↓↓↓

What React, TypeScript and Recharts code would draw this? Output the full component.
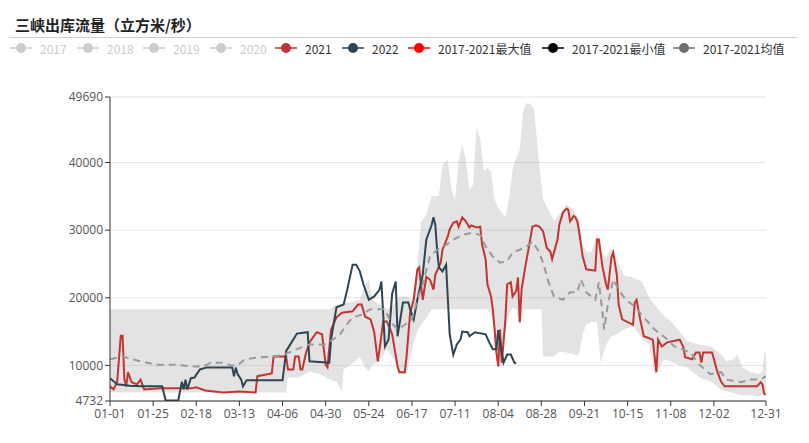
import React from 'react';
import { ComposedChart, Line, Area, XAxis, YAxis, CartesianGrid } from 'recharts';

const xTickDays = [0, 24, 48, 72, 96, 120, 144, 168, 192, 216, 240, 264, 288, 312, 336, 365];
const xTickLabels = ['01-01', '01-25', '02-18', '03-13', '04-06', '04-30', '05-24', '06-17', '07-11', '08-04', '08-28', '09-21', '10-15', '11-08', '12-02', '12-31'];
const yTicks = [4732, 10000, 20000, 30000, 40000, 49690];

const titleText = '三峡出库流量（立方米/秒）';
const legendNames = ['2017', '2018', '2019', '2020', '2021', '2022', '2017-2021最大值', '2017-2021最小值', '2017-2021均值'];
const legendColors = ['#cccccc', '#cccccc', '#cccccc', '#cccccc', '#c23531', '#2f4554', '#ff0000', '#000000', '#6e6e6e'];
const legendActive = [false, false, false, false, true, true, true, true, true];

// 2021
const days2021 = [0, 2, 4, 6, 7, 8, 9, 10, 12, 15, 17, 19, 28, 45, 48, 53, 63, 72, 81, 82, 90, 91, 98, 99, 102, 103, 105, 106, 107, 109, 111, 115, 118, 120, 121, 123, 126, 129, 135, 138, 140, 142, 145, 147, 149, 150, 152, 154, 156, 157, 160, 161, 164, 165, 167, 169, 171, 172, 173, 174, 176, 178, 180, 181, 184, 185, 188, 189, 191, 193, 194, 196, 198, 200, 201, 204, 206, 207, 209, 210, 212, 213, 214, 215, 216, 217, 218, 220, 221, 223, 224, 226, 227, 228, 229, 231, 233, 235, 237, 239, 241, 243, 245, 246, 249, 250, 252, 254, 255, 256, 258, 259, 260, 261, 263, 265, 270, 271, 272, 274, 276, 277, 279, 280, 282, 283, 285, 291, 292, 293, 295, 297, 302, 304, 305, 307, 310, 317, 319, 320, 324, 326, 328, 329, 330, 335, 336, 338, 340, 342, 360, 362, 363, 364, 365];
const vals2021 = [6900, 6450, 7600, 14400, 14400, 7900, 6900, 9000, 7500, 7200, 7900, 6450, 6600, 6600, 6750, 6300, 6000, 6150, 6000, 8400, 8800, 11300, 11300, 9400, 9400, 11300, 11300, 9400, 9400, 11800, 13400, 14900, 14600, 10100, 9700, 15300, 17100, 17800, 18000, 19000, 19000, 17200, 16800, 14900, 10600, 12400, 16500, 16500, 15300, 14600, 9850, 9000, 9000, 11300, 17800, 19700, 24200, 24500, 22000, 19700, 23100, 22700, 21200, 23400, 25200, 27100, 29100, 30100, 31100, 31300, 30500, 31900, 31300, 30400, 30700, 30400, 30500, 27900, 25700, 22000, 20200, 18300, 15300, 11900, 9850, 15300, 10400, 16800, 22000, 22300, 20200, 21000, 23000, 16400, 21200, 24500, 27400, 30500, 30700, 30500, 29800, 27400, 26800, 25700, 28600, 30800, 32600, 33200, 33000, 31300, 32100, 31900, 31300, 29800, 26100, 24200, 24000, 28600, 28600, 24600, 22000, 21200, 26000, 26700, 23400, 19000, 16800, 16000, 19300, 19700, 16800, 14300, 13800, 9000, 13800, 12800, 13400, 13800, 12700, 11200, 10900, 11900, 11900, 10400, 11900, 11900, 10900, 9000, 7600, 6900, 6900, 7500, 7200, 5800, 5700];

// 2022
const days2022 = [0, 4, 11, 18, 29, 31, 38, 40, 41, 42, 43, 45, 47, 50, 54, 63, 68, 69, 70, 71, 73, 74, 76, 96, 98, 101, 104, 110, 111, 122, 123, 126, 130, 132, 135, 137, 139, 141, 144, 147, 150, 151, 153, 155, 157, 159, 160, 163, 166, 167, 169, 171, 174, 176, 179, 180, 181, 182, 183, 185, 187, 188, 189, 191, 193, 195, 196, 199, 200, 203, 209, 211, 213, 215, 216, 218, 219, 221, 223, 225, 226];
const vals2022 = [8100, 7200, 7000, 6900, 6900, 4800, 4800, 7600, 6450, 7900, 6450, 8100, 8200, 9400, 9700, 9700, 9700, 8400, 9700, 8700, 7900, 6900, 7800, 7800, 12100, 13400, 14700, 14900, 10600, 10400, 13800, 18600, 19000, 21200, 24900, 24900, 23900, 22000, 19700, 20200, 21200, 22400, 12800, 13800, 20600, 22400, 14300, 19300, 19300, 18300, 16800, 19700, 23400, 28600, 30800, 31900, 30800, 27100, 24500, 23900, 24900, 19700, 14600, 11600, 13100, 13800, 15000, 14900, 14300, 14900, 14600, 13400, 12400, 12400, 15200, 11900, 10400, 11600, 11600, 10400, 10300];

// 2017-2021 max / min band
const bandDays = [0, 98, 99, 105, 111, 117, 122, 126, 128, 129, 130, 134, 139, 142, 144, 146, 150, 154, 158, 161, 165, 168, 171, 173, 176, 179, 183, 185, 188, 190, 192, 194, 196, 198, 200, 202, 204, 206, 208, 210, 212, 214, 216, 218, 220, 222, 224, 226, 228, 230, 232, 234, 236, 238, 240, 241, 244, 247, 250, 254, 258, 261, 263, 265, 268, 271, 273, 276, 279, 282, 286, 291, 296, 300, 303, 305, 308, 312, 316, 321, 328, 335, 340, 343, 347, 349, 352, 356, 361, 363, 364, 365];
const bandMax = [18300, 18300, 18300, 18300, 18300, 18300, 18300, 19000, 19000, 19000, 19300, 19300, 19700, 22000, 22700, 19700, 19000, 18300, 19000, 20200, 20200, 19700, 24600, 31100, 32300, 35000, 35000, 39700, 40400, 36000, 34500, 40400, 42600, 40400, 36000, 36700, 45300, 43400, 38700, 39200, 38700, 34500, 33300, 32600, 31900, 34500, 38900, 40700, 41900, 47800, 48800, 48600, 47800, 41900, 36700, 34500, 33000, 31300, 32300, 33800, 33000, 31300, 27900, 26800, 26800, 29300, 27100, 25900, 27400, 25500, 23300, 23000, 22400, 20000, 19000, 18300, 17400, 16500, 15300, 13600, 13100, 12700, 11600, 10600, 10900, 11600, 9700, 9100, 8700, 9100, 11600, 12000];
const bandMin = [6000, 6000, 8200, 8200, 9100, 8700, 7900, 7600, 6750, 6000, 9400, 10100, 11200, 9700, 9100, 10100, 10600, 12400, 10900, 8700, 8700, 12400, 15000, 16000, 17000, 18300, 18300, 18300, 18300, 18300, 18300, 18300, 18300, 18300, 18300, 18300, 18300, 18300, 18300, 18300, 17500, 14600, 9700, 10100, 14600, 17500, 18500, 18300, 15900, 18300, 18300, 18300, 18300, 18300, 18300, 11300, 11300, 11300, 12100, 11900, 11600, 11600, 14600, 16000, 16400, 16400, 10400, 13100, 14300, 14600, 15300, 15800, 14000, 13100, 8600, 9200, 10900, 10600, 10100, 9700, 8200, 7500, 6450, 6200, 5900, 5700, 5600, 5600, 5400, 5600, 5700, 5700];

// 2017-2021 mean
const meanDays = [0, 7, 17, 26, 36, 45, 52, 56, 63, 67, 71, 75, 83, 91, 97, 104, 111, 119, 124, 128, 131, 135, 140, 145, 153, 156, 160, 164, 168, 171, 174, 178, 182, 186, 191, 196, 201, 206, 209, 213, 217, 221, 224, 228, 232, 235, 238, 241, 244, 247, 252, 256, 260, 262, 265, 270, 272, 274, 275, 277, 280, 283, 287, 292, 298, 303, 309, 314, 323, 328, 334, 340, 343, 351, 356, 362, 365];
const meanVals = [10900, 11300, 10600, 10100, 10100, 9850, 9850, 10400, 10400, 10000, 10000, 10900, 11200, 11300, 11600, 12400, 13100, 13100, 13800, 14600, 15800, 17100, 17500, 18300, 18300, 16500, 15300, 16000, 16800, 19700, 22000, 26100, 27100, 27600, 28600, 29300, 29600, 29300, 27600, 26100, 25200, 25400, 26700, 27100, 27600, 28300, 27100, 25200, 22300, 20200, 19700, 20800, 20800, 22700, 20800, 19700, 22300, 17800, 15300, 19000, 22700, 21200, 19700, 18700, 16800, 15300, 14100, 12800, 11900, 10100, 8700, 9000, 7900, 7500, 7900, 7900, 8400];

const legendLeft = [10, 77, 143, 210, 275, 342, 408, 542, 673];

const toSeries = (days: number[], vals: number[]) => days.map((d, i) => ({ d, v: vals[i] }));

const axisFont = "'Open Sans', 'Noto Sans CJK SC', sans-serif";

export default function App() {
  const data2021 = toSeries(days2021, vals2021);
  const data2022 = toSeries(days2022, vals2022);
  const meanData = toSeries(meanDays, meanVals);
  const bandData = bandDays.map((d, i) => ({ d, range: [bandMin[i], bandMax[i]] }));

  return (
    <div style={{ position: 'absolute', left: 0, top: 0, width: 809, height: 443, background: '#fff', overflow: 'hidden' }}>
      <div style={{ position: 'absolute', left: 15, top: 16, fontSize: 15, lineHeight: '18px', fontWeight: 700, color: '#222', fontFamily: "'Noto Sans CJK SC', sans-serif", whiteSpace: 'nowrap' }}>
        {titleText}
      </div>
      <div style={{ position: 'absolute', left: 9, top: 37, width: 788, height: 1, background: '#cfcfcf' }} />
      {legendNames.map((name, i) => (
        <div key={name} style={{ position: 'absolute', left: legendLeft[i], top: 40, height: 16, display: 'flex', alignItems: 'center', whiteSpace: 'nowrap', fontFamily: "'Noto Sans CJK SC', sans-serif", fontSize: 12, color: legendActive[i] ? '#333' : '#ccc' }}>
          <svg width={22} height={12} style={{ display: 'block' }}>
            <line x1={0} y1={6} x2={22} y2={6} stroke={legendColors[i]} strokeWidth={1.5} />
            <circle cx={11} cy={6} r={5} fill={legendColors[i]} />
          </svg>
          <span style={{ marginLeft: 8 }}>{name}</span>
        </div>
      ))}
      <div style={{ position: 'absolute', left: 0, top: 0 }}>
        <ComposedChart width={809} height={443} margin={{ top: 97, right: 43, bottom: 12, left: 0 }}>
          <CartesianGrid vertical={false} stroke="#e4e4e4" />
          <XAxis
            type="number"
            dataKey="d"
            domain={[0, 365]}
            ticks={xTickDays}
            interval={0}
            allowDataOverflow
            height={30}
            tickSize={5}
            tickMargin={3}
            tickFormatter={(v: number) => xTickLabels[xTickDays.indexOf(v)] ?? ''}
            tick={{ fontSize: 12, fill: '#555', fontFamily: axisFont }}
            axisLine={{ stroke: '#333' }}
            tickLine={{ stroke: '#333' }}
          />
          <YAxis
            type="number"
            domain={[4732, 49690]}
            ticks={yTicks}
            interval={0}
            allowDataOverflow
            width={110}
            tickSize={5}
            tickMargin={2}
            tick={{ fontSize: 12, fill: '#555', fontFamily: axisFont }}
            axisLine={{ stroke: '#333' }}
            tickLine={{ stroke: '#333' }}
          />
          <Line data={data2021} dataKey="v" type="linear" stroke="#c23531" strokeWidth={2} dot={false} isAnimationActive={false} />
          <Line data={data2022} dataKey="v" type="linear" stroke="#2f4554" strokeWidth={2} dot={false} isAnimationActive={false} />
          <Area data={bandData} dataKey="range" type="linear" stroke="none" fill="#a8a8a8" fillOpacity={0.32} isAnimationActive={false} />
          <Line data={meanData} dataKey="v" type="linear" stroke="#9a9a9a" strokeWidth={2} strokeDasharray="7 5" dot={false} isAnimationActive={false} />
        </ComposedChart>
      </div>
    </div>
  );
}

↑↑↑
↓↓↓

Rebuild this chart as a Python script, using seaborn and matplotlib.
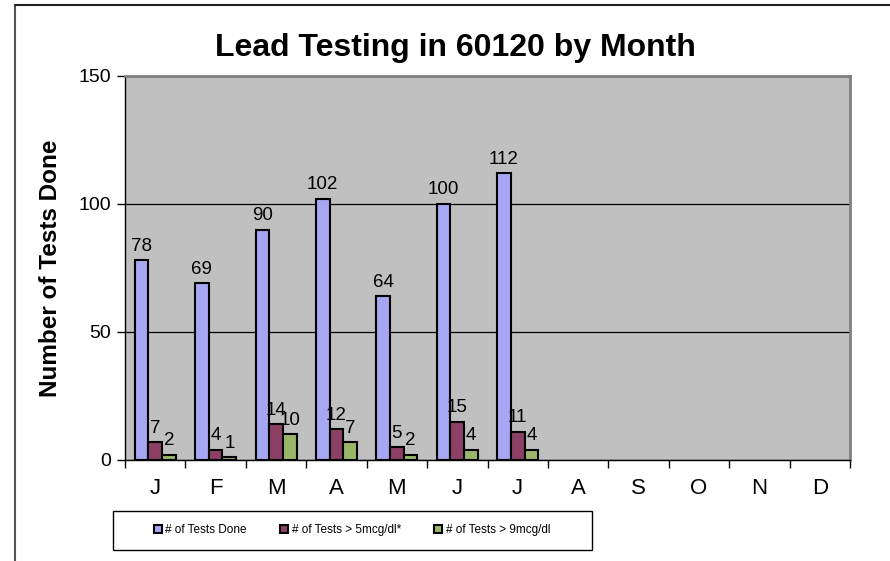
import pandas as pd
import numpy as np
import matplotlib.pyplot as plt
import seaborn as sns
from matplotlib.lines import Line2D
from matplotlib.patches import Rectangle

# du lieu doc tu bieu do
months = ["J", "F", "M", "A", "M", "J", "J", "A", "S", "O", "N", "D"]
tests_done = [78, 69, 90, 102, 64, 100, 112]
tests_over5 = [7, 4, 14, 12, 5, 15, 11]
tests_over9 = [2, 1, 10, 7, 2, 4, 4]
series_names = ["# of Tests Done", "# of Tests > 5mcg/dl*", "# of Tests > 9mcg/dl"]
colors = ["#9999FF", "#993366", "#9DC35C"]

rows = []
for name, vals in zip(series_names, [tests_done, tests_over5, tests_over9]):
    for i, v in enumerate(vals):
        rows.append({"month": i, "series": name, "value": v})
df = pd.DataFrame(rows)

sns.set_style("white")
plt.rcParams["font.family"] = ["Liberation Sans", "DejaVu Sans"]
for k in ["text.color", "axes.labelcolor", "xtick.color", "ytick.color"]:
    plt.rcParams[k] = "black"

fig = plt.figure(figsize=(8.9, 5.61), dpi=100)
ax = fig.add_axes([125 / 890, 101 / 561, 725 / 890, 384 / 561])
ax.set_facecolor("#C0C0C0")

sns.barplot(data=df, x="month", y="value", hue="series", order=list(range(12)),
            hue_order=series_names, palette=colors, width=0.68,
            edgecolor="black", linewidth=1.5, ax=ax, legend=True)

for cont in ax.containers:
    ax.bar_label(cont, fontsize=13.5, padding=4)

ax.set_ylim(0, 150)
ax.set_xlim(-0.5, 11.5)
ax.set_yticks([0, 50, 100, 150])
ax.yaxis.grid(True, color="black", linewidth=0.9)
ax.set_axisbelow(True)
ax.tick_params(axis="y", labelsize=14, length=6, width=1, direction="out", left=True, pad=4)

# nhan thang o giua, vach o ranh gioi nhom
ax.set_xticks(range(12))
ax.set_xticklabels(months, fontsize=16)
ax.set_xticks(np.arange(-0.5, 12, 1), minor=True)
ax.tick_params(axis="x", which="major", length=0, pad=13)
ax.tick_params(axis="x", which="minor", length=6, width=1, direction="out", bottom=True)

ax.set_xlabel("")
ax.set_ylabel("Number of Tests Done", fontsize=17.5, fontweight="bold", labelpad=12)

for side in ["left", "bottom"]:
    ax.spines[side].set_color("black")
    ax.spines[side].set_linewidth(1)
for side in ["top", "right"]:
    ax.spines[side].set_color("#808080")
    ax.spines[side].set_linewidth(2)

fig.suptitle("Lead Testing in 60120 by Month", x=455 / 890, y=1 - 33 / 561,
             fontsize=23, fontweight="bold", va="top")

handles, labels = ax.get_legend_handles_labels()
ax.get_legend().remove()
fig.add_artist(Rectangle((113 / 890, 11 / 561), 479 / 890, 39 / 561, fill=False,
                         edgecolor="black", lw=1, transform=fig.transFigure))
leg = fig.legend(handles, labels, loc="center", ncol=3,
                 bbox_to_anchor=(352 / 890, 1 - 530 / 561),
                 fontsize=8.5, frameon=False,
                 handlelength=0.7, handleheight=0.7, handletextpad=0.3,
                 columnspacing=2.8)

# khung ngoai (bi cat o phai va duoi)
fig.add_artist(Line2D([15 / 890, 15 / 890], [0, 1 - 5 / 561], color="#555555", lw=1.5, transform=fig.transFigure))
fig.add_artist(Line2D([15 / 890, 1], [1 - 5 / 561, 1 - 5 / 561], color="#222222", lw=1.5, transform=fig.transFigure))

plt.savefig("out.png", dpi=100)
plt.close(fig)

↑↑↑
↓↓↓

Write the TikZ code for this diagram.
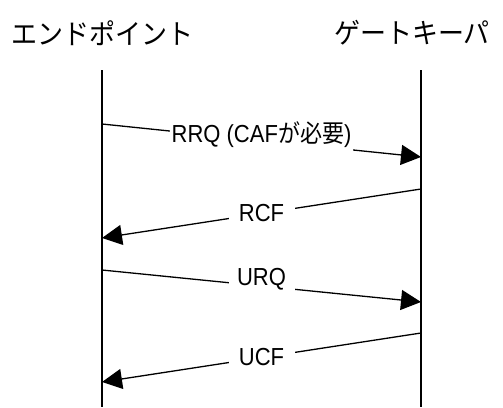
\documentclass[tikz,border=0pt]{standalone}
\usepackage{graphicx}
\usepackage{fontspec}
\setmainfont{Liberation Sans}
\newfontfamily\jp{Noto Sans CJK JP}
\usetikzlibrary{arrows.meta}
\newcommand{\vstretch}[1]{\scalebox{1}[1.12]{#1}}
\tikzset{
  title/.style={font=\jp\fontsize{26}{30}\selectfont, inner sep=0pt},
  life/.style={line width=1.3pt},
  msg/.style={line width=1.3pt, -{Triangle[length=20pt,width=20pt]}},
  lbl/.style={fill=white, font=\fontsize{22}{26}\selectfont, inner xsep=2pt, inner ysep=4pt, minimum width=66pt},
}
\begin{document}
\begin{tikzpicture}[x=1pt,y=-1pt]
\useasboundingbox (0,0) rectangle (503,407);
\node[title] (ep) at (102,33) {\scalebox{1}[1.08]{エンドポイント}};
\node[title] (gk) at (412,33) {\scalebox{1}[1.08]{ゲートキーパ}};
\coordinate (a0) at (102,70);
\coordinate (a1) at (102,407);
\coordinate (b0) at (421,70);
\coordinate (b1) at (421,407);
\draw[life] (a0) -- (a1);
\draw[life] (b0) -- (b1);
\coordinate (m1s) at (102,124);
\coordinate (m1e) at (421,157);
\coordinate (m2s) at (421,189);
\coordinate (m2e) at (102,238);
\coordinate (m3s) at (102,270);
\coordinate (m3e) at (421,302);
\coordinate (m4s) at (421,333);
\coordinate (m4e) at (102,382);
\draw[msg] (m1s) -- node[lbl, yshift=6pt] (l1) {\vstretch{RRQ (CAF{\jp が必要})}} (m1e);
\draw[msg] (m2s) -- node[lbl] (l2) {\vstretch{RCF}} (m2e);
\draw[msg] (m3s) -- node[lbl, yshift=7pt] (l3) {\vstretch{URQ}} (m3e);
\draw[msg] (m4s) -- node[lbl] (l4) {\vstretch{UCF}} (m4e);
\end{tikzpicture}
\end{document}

↑↑↑

- [Goal] Look through the records and gather every line containing "draw".

- [Answer to the task]
What React, TypeScript and Recharts code would draw this? Output the full component.
\draw[life] (a0) -- (a1);
\draw[life] (b0) -- (b1);
\draw[msg] (m1s) -- node[lbl, yshift=6pt] (l1) {\vstretch{RRQ (CAF{\jp が必要})}} (m1e);
\draw[msg] (m2s) -- node[lbl] (l2) {\vstretch{RCF}} (m2e);
\draw[msg] (m3s) -- node[lbl, yshift=7pt] (l3) {\vstretch{URQ}} (m3e);
\draw[msg] (m4s) -- node[lbl] (l4) {\vstretch{UCF}} (m4e);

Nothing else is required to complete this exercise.